Si on admet que nous n'échappons pas au nuage d'inconnaissance où émerge la première personne, peut-on prendre au sérieux l'impression d'une première personne comme sommet de la vie spirituelle ? Que vaut la valorisation d'une vision en première personne accompagnée en son bord d'une troisième personne formée au fil d'une histoire en interaction avec d'autres apparences de personne qui soit confondent leur troisième personne et leur première soit qui s'avouent relatives à une première personne que nous partagerions avec eux ?

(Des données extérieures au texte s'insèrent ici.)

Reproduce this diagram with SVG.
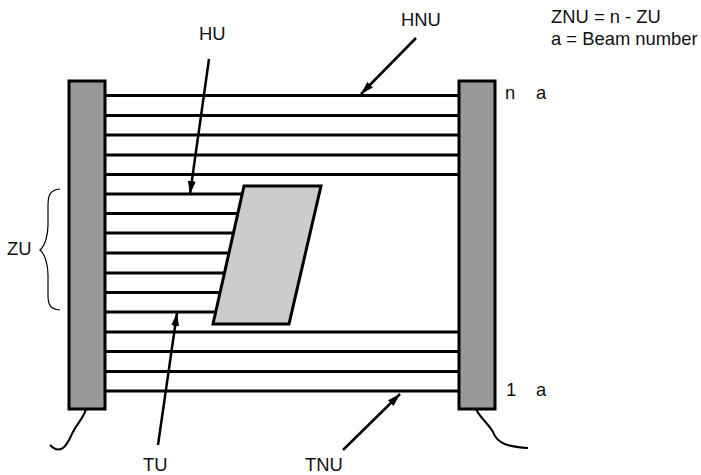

Toutefois même si la radicalité sceptique exige de s'en prendre à la vision en première personne, elle ne peut pas ne pas se placer en première personne pour constamment éviter de confondre les apparences avec une réalité ultime. Car c'est en première personne que le nuage d'inconnaissance qui l'entoure peut être vraiment assumé. Toute la radicalité de la suspension du jugement sceptique n'a lieu donc qu'en première personne et donc seule la vision en première personne comprenant son nuage d'inconnaissance peut générer le calme et la tranquillité de l'esprit qui en prend le risque. Celui qui suspend ainsi son jugement cesse aussi de projeter quoi que ce soit d'inutile sur la vision en première personne en percevant les limites du connu.

Assumer la suspension radicale du jugement en première personne imprégné de la présence de son nuage d'inconnaissance nous amène à ne plus rien vouloir changer dans les apparences de notre troisième personne sinon par le jeu même du processus du jeu des apparences jaillissant au sein du nuage d'inconnaissance. Intégrer les connaissances dans une vision logique synthétique ne contrevient-il pas à cette suspension radicale du jugement qui laisse autant qu'il se peut le processus des apparences à lui-même ?

Toutefois reste alors comme une double flèche de la volonté. Une partie de la volonté s'enfonce dans la volonté spirituelle de suspension radicale du jugement qui en vient à se laisser être dans sa dissipation calme et tranquille. L'autre dans la direction du monde joue son jeu relativisé depuis l'au-delà de la suspension du jugement.


Il y a comme un dualisme entre l'homme centré vers sa suspension du jugement et l'homme centré sur le jeu du monde. Laisser le processus à lui-même revient à ne pas vouloir y introduire quoi que ce soit de neuf. Cela revient à nier qu'on puisse attendre que émergeant du nuage d'inconnaissance un ensemble d'apparences nouvelles métamorphose radicalement le processus jusque là usuel des apparences. Suspendre son jugement risque d'interdire le renouvellement même du jeu des apparences. Suspendre son jugement face au nuage d'inconnaissance ne doit pas consister à limiter les possibles qui tentent de s'implanter dans la sphère mentale en la renouvelant ou même en la brisant dans ses prétentions vis-à-vis de l'ignorance et du savoir qu'elles soient sceptiques ou intégrales. L'ignorance sceptique volontaire si vraiment le processus des apparences s'enrichit de nouveauté peut être contestée comme un conformisme volontariste. Le savoir intégral des wilbériens s'il impose sa volonté à ce qui peut librement surgir du nuage d'inconnaissance fortifie la sphère mentale et peut risquer de se fermer à ce qui pourrait la faire éclater.
Le DEVENIR DE L'ÊTRE qui se révèle à travers le nuage d'inconnaissance de la vision en première personne est vraiment la manifestation de la volonté divine à la quelle la volonté personnelle mentale peut apprendre à se soumettre pour de plus en plus intégralement se relier à sa source.